We’ve all heard tales about creating the right culture at our companies. But the story of Cory tops them all, as told by MOD Pizza’s founder at the Restaurant Finance & Development Conference today.
As Scott Svenson tells it, a hiring manager there took a risk on Cory, despite his showing up at a job interview wearing a prison monitoring device on his ankle, after serving three stints in jail. Another manager questioned the move, but Cory was hired anyway and turned out so well he was eventually promoted to general manager. Shortly afterward, however, a $2,200 deposit went missing.
Cory was immediately suspected, but after talking to him MOD decided to trust him that the lost deposit was a mistake, not a theft.
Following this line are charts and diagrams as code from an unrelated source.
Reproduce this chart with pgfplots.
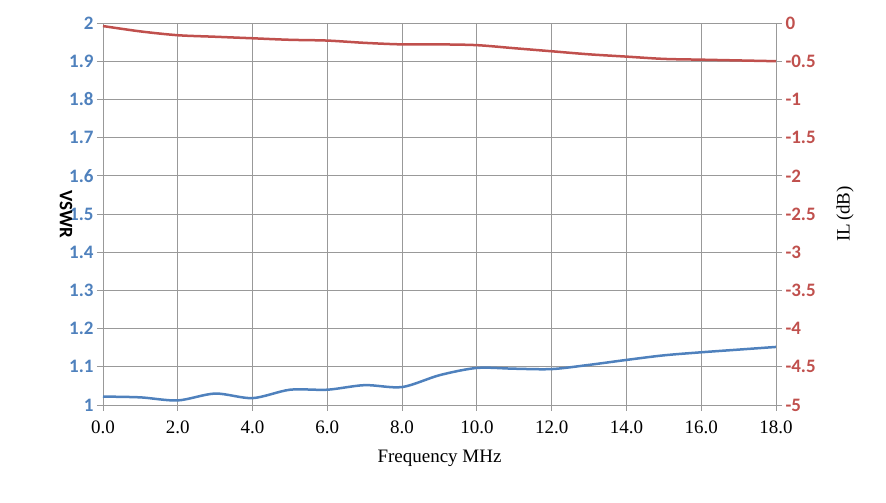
\documentclass[border=0pt]{standalone}
\usepackage{pgfplots}
\pgfplotsset{compat=1.18}
\usepackage{fontspec}
\setmainfont{Carlito}
\newfontfamily\xf{Liberation Serif}
\definecolor{cb}{HTML}{4F81BD}
\definecolor{cr}{HTML}{C0504D}
\begin{document}
\begin{tikzpicture}
\useasboundingbox (-103pt,-98pt) rectangle (783pt,405pt);
\begin{axis}[at={(0,0)},anchor=south west,scale only axis,width=673pt,height=382pt,
 xmin=0,xmax=18,ymin=1,ymax=2,xtick={0,2,...,18},ytick={1,1.1,...,2.01},
 xticklabel={\xf\pgfmathprintnumber[fixed,fixed zerofill,precision=1]{\tick}},
 yticklabel={\textcolor{cb}{\bfseries\pgfmathprintnumber[fixed,precision=1]{\tick}}},
 grid=major,major grid style={gray!80,line width=0.8pt},
 axis line style={gray!80,line width=0.8pt},tick style={gray!80,line width=0.8pt},
 tick align=outside,major tick length=6pt,axis y line*=left,axis x line*=bottom,
 ticklabel style={font=\fontsize{19}{19}\selectfont},
 xticklabel style={yshift=-6pt},
 xlabel={\xf Frequency MHz},xlabel style={font=\fontsize{19}{19}\selectfont,yshift=-10pt},
 ylabel={\bfseries VSWR},ylabel style={font=\fontsize{19}{19}\selectfont,rotate=180,yshift=10pt},
 /pgf/number format/assume math mode=true]
\addplot[cb,line width=2.5pt,smooth] coordinates {(0,1.022)(1,1.02)(2,1.012)(3,1.03)(4,1.018)(5,1.04)(6,1.04)(7,1.052)(8,1.047)(9,1.078)(10,1.097)(11,1.095)(12,1.094)(13,1.105)(14,1.118)(15,1.13)(16,1.138)(17,1.145)(18,1.152)};
\end{axis}
\begin{axis}[at={(0,0)},anchor=south west,scale only axis,width=673pt,height=382pt,
 xmin=0,xmax=18,ymin=-5,ymax=0,ytick={-5,-4.5,...,0},axis x line=none,axis y line*=right,
 axis line style={gray!80,line width=0.8pt},tick style={gray!80,line width=0.8pt},
 tick align=outside,major tick length=6pt,
 yticklabel={\textcolor{cr}{\bfseries\pgfmathprintnumber{\tick}}},
 ticklabel style={font=\fontsize{19}{19}\selectfont},
 ylabel={\xf IL\,(dB)},ylabel style={font=\fontsize{19}{19}\selectfont,yshift=-14pt},
 /pgf/number format/assume math mode=true]
\addplot[cr,line width=2.5pt,smooth] coordinates {(0,-0.04)(1,-0.11)(2,-0.16)(3,-0.18)(4,-0.2)(5,-0.22)(6,-0.23)(7,-0.26)(8,-0.28)(9,-0.28)(10,-0.29)(11,-0.33)(12,-0.37)(13,-0.41)(14,-0.44)(15,-0.47)(16,-0.48)(17,-0.49)(18,-0.5)};
\end{axis}
\end{tikzpicture}
\end{document}
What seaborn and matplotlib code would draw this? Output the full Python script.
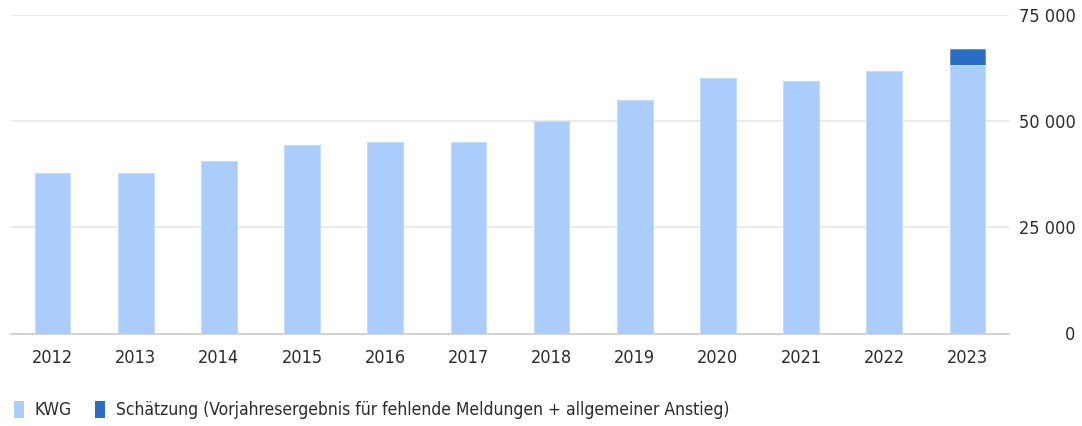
import pandas as pd
import seaborn as sns
import matplotlib.pyplot as plt
from matplotlib.patches import Patch

# Data
years = ["2012", "2013", "2014", "2015", "2016", "2017",
         "2018", "2019", "2020", "2021", "2022", "2023"]
kwg = [37900, 37900, 40600, 44400, 45100, 45100,
       50000, 55000, 60200, 59400, 61700, 63200]
schaetzung = [0, 0, 0, 0, 0, 0, 0, 0, 0, 0, 0, 3800]
y_ticks = [0, 25000, 50000, 75000]

light_blue = "#aacdfe"
dark_blue = "#2a6ec4"

df = pd.DataFrame({"Jahr": years, "KWG": kwg, "Schätzung": schaetzung})
df["Gesamt"] = df["KWG"] + df["Schätzung"]

sns.set_style("white")
plt.rcParams["font.family"] = ["DejaVu Sans"]
plt.rcParams["font.stretch"] = "condensed"

fig = plt.figure(figsize=(10.82, 4.26), dpi=100)
ax = fig.add_axes([11 / 1082, 1 - 333.5 / 426, 998 / 1082, 318.5 / 426])

# stacked bars: total in dark blue, KWG drawn over it
sns.barplot(data=df, x="Jahr", y="Gesamt", color=dark_blue, width=0.43,
            saturation=1, edgecolor="#5a8fd6", linewidth=0.6, ax=ax, zorder=2)
sns.barplot(data=df, x="Jahr", y="KWG", color=light_blue, width=0.43,
            saturation=1, edgecolor="#d4e5ff", linewidth=0.6, ax=ax, zorder=3)

ax.set_xlim(-0.5, len(years) - 0.5)
ax.set_ylim(0, 75000)
ax.set_yticks(y_ticks)
ax.set_yticklabels([f"{v:,}".replace(",", " ") for v in y_ticks])
ax.yaxis.tick_right()
for lbl in ax.get_yticklabels():
    lbl.set_horizontalalignment("right")
ax.tick_params(axis="y", length=0, pad=48, labelsize=13, labelcolor="#2b2b2b")
ax.tick_params(axis="x", length=0, pad=11, labelsize=13, labelcolor="#2b2b2b")
ax.set_xlabel("")
ax.set_ylabel("")

ax.grid(axis="y", color="#e6e6e6", linewidth=1.2, zorder=0)
ax.set_axisbelow(True)
for side in ["top", "left", "right"]:
    ax.spines[side].set_visible(False)
ax.spines["bottom"].set_color("#cccccc")
ax.spines["bottom"].set_linewidth(1.2)

handles = [Patch(facecolor=light_blue, edgecolor="none"),
           Patch(facecolor=dark_blue, edgecolor="none")]
labels = ["KWG", "Schätzung (Vorjahresergebnis für fehlende Meldungen + allgemeiner Anstieg)"]
fig.legend(handles, labels, loc="center left", bbox_to_anchor=(14 / 1082, 1 - 410 / 426),
           ncol=2, frameon=False, fontsize=12.5, labelcolor="#2b2b2b",
           handlelength=0.55, handleheight=1.1, handletextpad=0.65,
           columnspacing=1.35, borderpad=0, borderaxespad=0)

fig.savefig("out.png", dpi=100)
Cory went on to become one of MOD Pizza’s most valued and influential employees, rising to lead trainer among other roles, Svenson said.
Fast forward to a MOD Pizza all-employee meeting, in which people were asked to tell what MOD means to them. A big man with a bald head and all the tattoos you might expect from his history, Cory spoke last, and turned his back on management to face his peers. “MOD means everything to me, and none of you guys are going to fxxx it up,” he declared, according to Svenson. That’s the kind of culture and message money can’t buy.
Svenson and two other CEOs, Phil Greifeld of Captain D’s and James White of Jamba Juice, talked about brand transformation at the Restaurant Finance & Development Conference in Las Vegas, which continues until Wednesday at noon. The annual conference draws more than 2,400 restaurant operators and financiers, and is sponsored by the Restaurant Finance Monitor, sister publication to Franchise Times.